Crime Force Chiefs Cleared of Corruption Allegations
An internal Justice Department investigation dismissed Friday as “unfounded” allegations of corruption by a federal convict and government witness against the current chief and a former chief of the federal organized crime strike force in Los Angeles.
Michael E. Shaheen Jr., counsel of the department’s watchdog unit, the Office of Professional Responsibility, said he had found nothing to support the allegations that James D. Henderson, head of the strike force since 1978, and Richard P. Crane Jr., chief of the strike force from 1973 to 1975, had ties to organized crime.
Shaheen summarized his findings on the allegations of Jerry Vann, whose real name is Gerald Van Hoorelbeke, in a 22-page letter to Rep. Charles B. Rangel (D-N.Y.), chairman of the House Select Committee on Narcotics Abuse and Control, which sparked the investigation. A copy of the letter was obtained by The Times.
Shaheen said his office had found that Vann’s allegations, which Rangel’s committee referred to the Justice Department in November, 1983, were “unfounded. Neither Strike Force Chief James Henderson nor any other Strike Force attorney--current or former--engaged in any of the alleged misconduct.”
Henderson said Friday that he was pleased that he had been formally cleared. Although he has no “definitive plans” to leave government, he said, “it’s the kind of thing you think about a lot” after 13 years as a strike force prosecutor.
Crane, now a private attorney in Los Angeles, said he was “pleased by the results (of the investigation), but not the least bit surprised.”
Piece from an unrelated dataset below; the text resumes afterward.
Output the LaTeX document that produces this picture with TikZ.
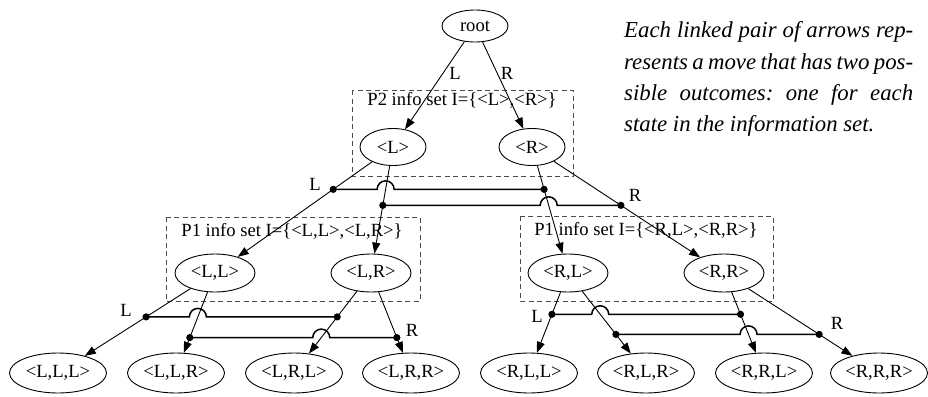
\documentclass[tikz,border=0pt]{standalone}
\usepackage{fontspec}
\setmainfont{Liberation Serif}
\usetikzlibrary{shapes,arrows,arrows.meta,calc}

\tikzset{
  state/.style={draw, ellipse, inner sep=0pt, line width=0.9pt, font=\fontsize{18.6}{20}\selectfont},
  move/.style={-{Triangle[length=11pt,width=8pt]}, line width=0.9pt},
  link/.style={line width=1.5pt},
  infoset/.style={draw=black!70, line width=0.9pt, dash pattern=on 5pt off 3.5pt},
  lbl/.style={inner sep=0pt, font=\fontsize{18.6}{20}\selectfont}
}

\begin{document}
\begin{tikzpicture}[x=1pt,y=-1pt]
\useasboundingbox (0,0) rectangle (928,396);
% information sets
\draw [infoset] (352,90) rectangle (573,176);
\draw [infoset] (166,217) rectangle (420,301);
\draw [infoset] (520,216) rectangle (773,301);
\node[lbl] (set2) at (462,100) {P2 info set I=\{<L>,<R>\}};
\node[lbl] (set1L) at (292,231) {P1 info set I=\{<L,L>,<L,R>\}};
\node[lbl] (set1R) at (646,230) {P1 info set I=\{<R,L>,<R,R>\}};
% states
\node[state, minimum width=66pt, minimum height=32pt] (root) at (475,26) {root};
\node[state, minimum width=66pt, minimum height=37pt] (L) at (393,147) {<L>};
\node[state, minimum width=66pt, minimum height=37pt] (R) at (532,147) {<R>};
\node[state, minimum width=80pt, minimum height=38pt] (LL) at (215,273) {<L,L>};
\node[state, minimum width=80pt, minimum height=38pt] (LR) at (371,273) {<L,R>};
\node[state, minimum width=80pt, minimum height=38pt] (RL) at (568,273) {<R,L>};
\node[state, minimum width=80pt, minimum height=38pt] (RR) at (724,273) {<R,R>};
\foreach \n/\t/\x in {LLL/{L,L,L}/58, LLR/{L,L,R}/176, LRL/{L,R,L}/294, LRR/{L,R,R}/411,
                      RLL/{R,L,L}/529, RLR/{R,L,R}/646, RRL/{R,R,L}/764, RRR/{R,R,R}/879} {
    \node[state, minimum width=97pt, minimum height=40pt] (\n) at (\x,373) {<\t>};
}
% moves
\draw [move] (root) -- (L);
\draw [move] (root) -- (R);
\foreach \p/\c in {L/LL, L/LR, R/RL, R/RR, LL/LLL, LL/LLR, LR/LRL, LR/LRR, RL/RLL, RL/RLR, RR/RRL, RR/RRR} {
    \draw [move] (\p) -- (\c);
}
\node[lbl] (mL0) at (455,73) {L};
\node[lbl] (mR0) at (507,73) {R};
\node[lbl] (mL1) at (315,184) {L};
\node[lbl] (mR1) at (635,195) {R};
\node[lbl] (mL2) at (126,310) {L};
\node[lbl] (mR2) at (412,330) {R};
\node[lbl] (mL3) at (537,316) {L};
\node[lbl] (mR3) at (837,323) {R};
% linked pairs
\coordinate (aL) at ($(L)!0.336!(LL)$);
\coordinate (aR) at ($(R)!0.336!(RL)$);
\coordinate (aX) at ($(L)!0.336!(LR)$);
\coordinate (bL) at ($(L)!0.463!(LR)$);
\coordinate (bR) at ($(R)!0.463!(RR)$);
\coordinate (bX) at ($(R)!0.463!(RL)$);
\coordinate (cL) at ($(LL)!0.439!(LLL)$);
\coordinate (cR) at ($(LR)!0.439!(LRL)$);
\coordinate (cX) at ($(LL)!0.439!(LLR)$);
\coordinate (dL) at ($(LL)!0.646!(LLR)$);
\coordinate (dR) at ($(LR)!0.646!(LRR)$);
\coordinate (dX) at ($(LR)!0.646!(LRL)$);
\coordinate (eL) at ($(RL)!0.413!(RLL)$);
\coordinate (eR) at ($(RR)!0.413!(RRL)$);
\coordinate (eX) at ($(RL)!0.413!(RLR)$);
\coordinate (fL) at ($(RL)!0.614!(RLR)$);
\coordinate (fR) at ($(RR)!0.614!(RRR)$);
\coordinate (fX) at ($(RR)!0.614!(RRL)$);
\foreach \p/\h/\q in {aL/aX/aR, bL/bX/bR, cL/cX/cR, dL/dX/dR, eL/eX/eR, fL/fX/fR} {
    \draw [link] (\p) -- ([xshift=-8.5pt]\h) arc[start angle=180, end angle=0, radius=8.5pt] -- (\q);
    \fill (\p) circle[radius=3.6pt];
    \fill (\q) circle[radius=3.6pt];
}
% note
\node[anchor=north west, inner sep=0pt, align=left, font=\fontsize{22.8}{31.3}\selectfont\itshape] (note) at (624,21.5)
  {\makebox[289pt][s]{Each linked pair of arrows rep-}\\
   \makebox[289pt][s]{resents a move that has two pos-}\\
   \makebox[289pt][s]{sible outcomes:\ one for each}\\
   \makebox[289pt][l]{state in the information set.}};
\end{tikzpicture}
\end{document}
“From the beginning I said there was nothing to this, and the investigation has borne this out,” he said.
Assistant Atty. Gen. Stephen S. Trott, who knew of Vann when Trott served as U.S. attorney in Los Angeles, said: “Based on my knowledge of Vann and the cases in question, it was clear to me beyond a shadow of a doubt that he was off on a disgusting personal vendetta designed to smear honest men.”
Vann said Friday from a prison pay phone: “I didn’t expect very much of these people because they live in the core of mendacity.”
The House committee’s chief of staff, John T. Cusack, said: “Our position is that we accept nothing until we have a letter report” to review. The letter was sent by messenger to the panel Friday but the offices were closed for Good Friday, Cusack said.
Vann, who is scheduled to be released from a federal prison in the Midwest in October, has been waging a four-year battle against the strike force, which he blames for not obtaining a reduction in his 16-year sentence for assault with a deadly weapon on a peace officer and conspiracy after he served as a government witness in some arson and drug cases.
Through newspaper reports and the House committee, Vann alleged that past and present members of the strike force have ties to organized crime. Shaheen’s letter said Vann tried to portray Crane as a “Las Vegas, mob-connected lawyer who uses his relationship with Henderson to obtain breaks for his clients.”
Shaheen noted that Crane has represented various clients tied to the Las Vegas casino industry but that no information had been developed indicating the clients are organized crime figures.
“We found no evidence to support the various allegations made regarding the relationship between Henderson and Crane,” Shaheen said. “Some of the statements made by the Select Committee and Jerry Vann regarding Crane are simply incorrect.”
“Likewise, certain claims made about Henderson were wrong--that he was Crane’s subordinate when Crane was strike force chief and that he and Crane are close personal friends,” Shaheen said.
Vann also charged that Henderson had failed to act on information that “Arab money was used to ensure the election of Gov. George Deukmejian as attorney general in 1978" and that “former Gov. Jerry Brown, through a political aide, had fixed a narcotics case in Hawaii for $10,000.”
Agents from the FBI’s Los Angeles office interviewed Vann about the allegations on Oct. 7, 1982, Shaheen said, and then reported to FBI headquarters that they would conduct no investigation “because of the time which had passed since the alleged acts had taken place and because the allegations (in the report’s words) ‘cannot be corroborated independently of Horrelbeke’s (sic) statements.’
“ ‘Van Hoorelbeke has been known to be a name dropper in the past to lend credibility to his statements and to further his own desires,’ ” Shaheen quoted the FBI summary as saying.